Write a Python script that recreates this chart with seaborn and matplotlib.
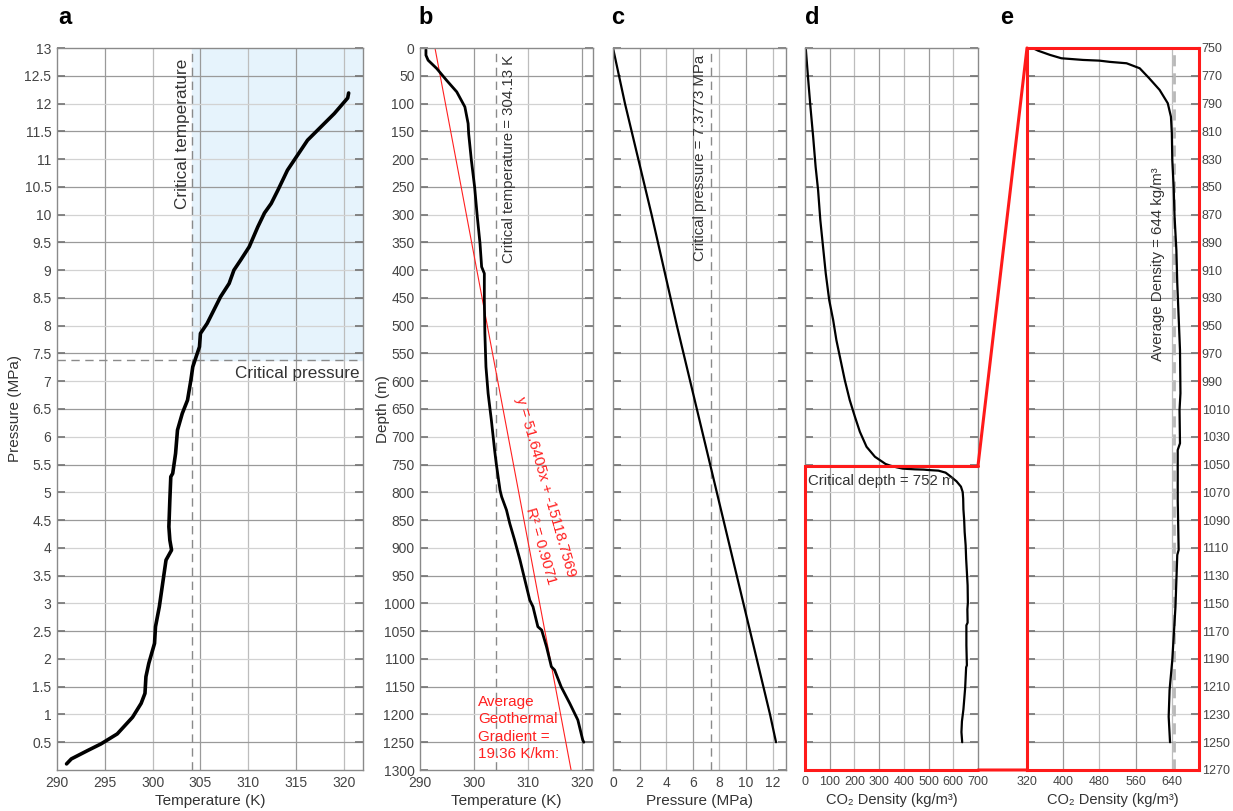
import numpy as np
import pandas as pd
import matplotlib
matplotlib.use('Agg')
import matplotlib.pyplot as plt
import seaborn as sns
from matplotlib.patches import ConnectionPatch

# ---------------- data ----------------
# panel a: temperature (K) vs pressure (MPa)
a_temp = [291.0, 291.5, 293.2, 294.6, 296.3, 297.9, 298.8, 299.2, 299.3, 299.6, 300.2, 300.3,
          300.7, 301.0, 301.2, 301.4, 301.98, 301.8, 301.7, 301.8, 301.9, 302.1, 302.4, 302.6,
          303.1, 303.65, 304.0, 304.2, 304.9, 305.0, 305.7, 306.4, 307.1, 308.0, 308.5, 309.2,
          310.1, 311.0, 311.7, 312.4, 313.1, 314.1, 314.8, 316.2, 317.6, 319.0, 320.4, 320.5]
a_pres = [0.11, 0.2, 0.35, 0.47, 0.65, 0.95, 1.2, 1.38, 1.68, 1.92, 2.28, 2.58,
          2.94, 3.30, 3.54, 3.78, 3.96, 4.14, 4.38, 4.86, 5.28, 5.34, 5.70, 6.12,
          6.42, 6.66, 7.02, 7.26, 7.62, 7.86, 8.04, 8.28, 8.52, 8.76, 9.0, 9.18,
          9.42, 9.78, 10.03, 10.2, 10.44, 10.80, 10.98, 11.34, 11.58, 11.82, 12.1, 12.19]

# panel b: temperature (K) vs depth (m)
b_temp = [291.1, 291.1, 291.5, 293.1, 294.9, 296.8, 298.3, 298.9, 299.0, 299.5, 300.1, 300.6,
          301.1, 301.4, 301.9, 301.9, 302.0, 302.2, 302.6, 303.2, 303.8, 304.1, 304.8, 305.1,
          306.0, 306.6, 307.5, 308.5, 309.7, 310.3, 310.9, 311.8, 312.5, 313.4, 314.3, 314.9,
          316.1, 317.7, 319.2, 319.8, 320.1, 320.3]
b_depth = [3, 13, 22, 37, 58, 79, 106, 136, 154, 202, 250, 304,
           352, 394, 406, 454, 514, 574, 622, 670, 724, 748, 796, 808,
           832, 856, 886, 922, 970, 994, 1006, 1042, 1048, 1078, 1114, 1120,
           1150, 1180, 1210, 1234, 1246, 1250]
fit_slope = 51.6405
fit_intercept = -15118.7569
fit_r2 = 0.9071
geo_gradient = 19.36

# panel c: pressure (MPa) vs depth (m)
c_depth = [0, 100, 200, 300, 400, 500, 600, 700, 750, 800, 900, 1000, 1100, 1200, 1250]
c_pres = [0, 0.9, 1.9, 2.9, 3.85, 4.8, 5.8, 6.8, 7.3, 7.8, 8.8, 9.8, 10.8, 11.8, 12.25]

# panels d/e: CO2 density (kg/m3) vs depth (m)
dens_depth = [0, 52, 106, 160, 214, 256, 310, 358, 406, 454, 490, 526, 562, 598, 634, 664,
              691, 718, 736, 749, 752, 755, 757.4, 758.6, 759.1, 760, 761, 764.6, 771.8, 780.2,
              789.8, 799.5, 811.4, 830.7, 849.9, 871.5, 895.5, 919.5, 943.5, 967.5, 998.7,
              1010.7, 1034.7, 1039.5, 1075.5, 1111.5, 1115.1, 1152.4, 1190.8, 1212.4, 1231.6, 1250]
dens = [3, 12, 22, 33, 43, 53, 62, 73, 84, 98, 114, 127, 144, 161, 181, 202,
        222, 249, 283, 326, 345, 371, 396, 444, 480, 503, 540, 569, 590, 613,
        631, 638, 640, 641, 644, 646, 650, 652, 655, 658, 659,
        657, 658, 653, 653, 655, 652, 648, 641, 635, 633, 636]

crit_temp = 304.13
crit_pres = 7.3773
crit_depth = 752
avg_density = 644

# ---------------- figure ----------------
sns.set_theme(style='white')
plt.rcParams['font.family'] = ['Liberation Sans', 'DejaVu Sans']

W, H = 1233, 811
fig = plt.figure(figsize=(W / 100, H / 100), dpi=100)


def add_ax(l, r, t=48, b=770):
    return fig.add_axes([l / W, (H - b) / H, (r - l) / W, (b - t) / H])


ax_a = add_ax(57, 363)
ax_b = add_ax(420, 593)
ax_c = add_ax(613, 786)
ax_d = add_ax(805, 978)
ax_e = add_ax(1027, 1199)

DARK = '#9a9a9a'
LIGHT = '#d2d2d2'
TXT = '#333333'
LAB_FS = 11
ANN_FS = 10.8


def style(ax, xgrid, ygrid, fs=10, ystart_dark=True):
    for i, x in enumerate(xgrid):
        ax.axvline(x, color=DARK if i % 2 == 0 else '#bdbdbd', lw=0.9, zorder=0)
    for i, y in enumerate(ygrid):
        dark = (i % 2 == 0) == ystart_dark
        ax.axhline(y, color=DARK if dark else LIGHT, lw=0.9, zorder=0)
    for s in ax.spines.values():
        s.set_color('#8a8a8a')
        s.set_linewidth(1.0)
    ax.tick_params(axis='x', labelsize=fs, labelcolor='#444444', length=0, pad=4)
    ax.tick_params(axis='y', labelsize=fs, labelcolor='#444444', direction='in',
                   length=6, color='#777777', left=True, right=True, pad=4)


# ---- panel a ----
ax_a.set_xlim(290, 322)
ax_a.set_ylim(0, 13)
ax_a.fill_between([crit_temp, 322], crit_pres, 13, color='#e6f3fc', zorder=0)
style(ax_a, np.arange(295, 321, 5), np.arange(0.5, 13, 0.5))
yt = np.arange(0.5, 13.01, 0.5)
ax_a.set_yticks(yt)
ax_a.set_yticklabels([f'{v:g}' for v in yt])
ax_a.set_xticks(np.arange(290, 321, 5))
ax_a.axvline(crit_temp, color='#8a8a8a', ls=(0, (6, 4)), lw=1.0, zorder=1)
ax_a.axhline(crit_pres, color='#8a8a8a', ls=(0, (6, 4)), lw=1.0, zorder=1, clip_on=False)
sns.lineplot(x=a_temp, y=a_pres, sort=False, estimator=None, color='black', lw=2.6, ax=ax_a)
ax_a.text(crit_temp - 0.25, 12.8, 'Critical temperature', rotation=90, ha='right', va='top',
          fontsize=12.3, color=TXT)
ax_a.text(321.6, crit_pres - 0.1, 'Critical pressure', ha='right', va='top', fontsize=12.3, color=TXT)
ax_a.set_xlabel('Temperature (K)', fontsize=LAB_FS, color=TXT, labelpad=3)
ax_a.set_ylabel('Pressure (MPa)', fontsize=LAB_FS, color=TXT, labelpad=2)

# ---- panel b ----
depth_ticks = np.arange(0, 1301, 50)
ax_b.set_xlim(290, 322)
ax_b.set_ylim(1300, 0)
style(ax_b, np.arange(300, 321, 10), depth_ticks[1:-1])
ax_b.set_yticks(depth_ticks)
ax_b.set_xticks(np.arange(290, 321, 10))
ax_b.axvline(crit_temp, color='#8a8a8a', ls=(0, (6, 4)), lw=1.0, zorder=1)
fit_depth = np.array([0, 1300])
fit_temp = (fit_depth - fit_intercept) / fit_slope
sns.lineplot(x=fit_temp, y=fit_depth, sort=False, estimator=None, color='#ff2020', lw=0.8, ax=ax_b)
sns.lineplot(x=b_temp, y=b_depth, sort=False, estimator=None, color='black', lw=2.0, ax=ax_b)
ax_b.text(crit_temp + 1.0, 12, f'Critical temperature = {crit_temp} K', rotation=90, ha='left',
          va='top', fontsize=ANN_FS, color=TXT)
ax_b.text(313.2, 790, f'y = {fit_slope}x + {fit_intercept}', rotation=-74, rotation_mode='anchor',
          ha='center', va='center', fontsize=ANN_FS, color='#ff2020')
ax_b.text(312.3, 897, f'R² = {fit_r2}', rotation=-74, rotation_mode='anchor',
          ha='center', va='center', fontsize=ANN_FS, color='#ff2020')
ax_b.text(300.7, 1165, f'Average\nGeothermal\nGradient =\n{geo_gradient} K/km:', ha='left', va='top',
          fontsize=11, color='#ff2020', linespacing=1.3)
ax_b.set_xlabel('Temperature (K)', fontsize=LAB_FS, color=TXT, labelpad=3)
ax_b.set_ylabel('Depth (m)', fontsize=LAB_FS, color=TXT, labelpad=-5)

# ---- panel c ----
ax_c.set_xlim(0, 13)
ax_c.set_ylim(1300, 0)
style(ax_c, np.arange(2, 13, 2), depth_ticks[1:-1])
ax_c.set_yticks(depth_ticks)
ax_c.set_yticklabels([])
ax_c.set_xticks(np.arange(0, 13, 2))
ax_c.axvline(crit_pres, color='#8a8a8a', ls=(0, (6, 4)), lw=1.0, zorder=1)
sns.lineplot(x=c_pres, y=c_depth, sort=False, estimator=None, color='black', lw=1.6, ax=ax_c)
ax_c.text(crit_pres - 0.35, 12, f'Critical pressure = {crit_pres} MPa', rotation=90, ha='right',
          va='top', fontsize=ANN_FS, color=TXT)
ax_c.set_xlabel('Pressure (MPa)', fontsize=LAB_FS, color=TXT, labelpad=3)
ax_c.set_ylabel('')

# ---- panel d ----
ax_d.set_xlim(0, 700)
ax_d.set_ylim(1300, 0)
style(ax_d, np.arange(100, 700, 100), depth_ticks[1:-1], fs=9)
ax_d.set_yticks(depth_ticks)
ax_d.set_yticklabels([])
ax_d.set_xticks(np.arange(0, 701, 100))
sns.lineplot(x=dens, y=dens_depth, sort=False, estimator=None, color='black', lw=1.6, ax=ax_d)
ax_d.plot([700, 0, 0, 700], [crit_depth, crit_depth, 1300, 1300], color='#ff1a1a', lw=2.2,
          clip_on=False, zorder=5, solid_joinstyle='miter')
ax_d.text(12, 780, f'Critical depth = {crit_depth} m', ha='left', va='center', fontsize=ANN_FS, color=TXT)
ax_d.set_xlabel('CO₂ Density (kg/m³)', fontsize=10.5, color=TXT, labelpad=4)
ax_d.set_ylabel('')

# ---- panel e ----
e_ticks = np.arange(750, 1271, 20)
ax_e.set_xlim(320, 700)
ax_e.set_ylim(1270, 750)
style(ax_e, np.arange(400, 700, 80), e_ticks[1:-1], fs=9)
ax_e.set_yticks(e_ticks)
ax_e.yaxis.tick_right()
ax_e.tick_params(axis='y', left=True, right=True, labelleft=False, labelright=True,
                 labelsize=9, pad=2)
ax_e.set_xticks(np.arange(320, 641, 80))
for s in ax_e.spines.values():
    s.set_color('#ff1a1a')
    s.set_linewidth(2.2)
ax_e.axvline(avg_density, color='#b8b8b8', ls=(0, (4, 2.5)), lw=2.0, zorder=1)
sns.lineplot(x=dens, y=dens_depth, sort=False, estimator=None, color='black', lw=1.6, ax=ax_e)
ax_e.text(avg_density - 19, 836, f'Average Density = {avg_density} kg/m³', rotation=90, ha='right',
          va='top', fontsize=ANN_FS, color=TXT)
ax_e.set_xlabel('CO₂ Density (kg/m³)', fontsize=10.5, color=TXT, labelpad=4)
ax_e.set_ylabel('')

# ---- red connectors ----
for xyA, xyB in [((700, crit_depth), (320, 750)), ((700, 1300), (320, 1270))]:
    con = ConnectionPatch(xyA=xyA, coordsA=ax_d.transData, xyB=xyB, coordsB=ax_e.transData,
                          color='#ff1a1a', lw=2.2, zorder=6)
    fig.add_artist(con)

# ---- panel letters ----
for letter, xp in [('a', 58), ('b', 418), ('c', 611), ('d', 805), ('e', 1000)]:
    fig.text(xp / W, 1 - 18 / H, letter, fontsize=17, fontweight='bold', ha='left', va='center',
             color='black')

fig.savefig('out.png', dpi=100, facecolor='white')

#### [WHAT TO WORK ON]
Leave out the pictures and repeat the lines from the start of the material through the line with "from matplotlib.patches import", inclusive.

#### [ANSWER TO THIS PROBLEM]
Write a Python script that recreates this chart with seaborn and matplotlib.
import numpy as np
import pandas as pd
import matplotlib
matplotlib.use('Agg')
import matplotlib.pyplot as plt
import seaborn as sns
from matplotlib.patches import ConnectionPatch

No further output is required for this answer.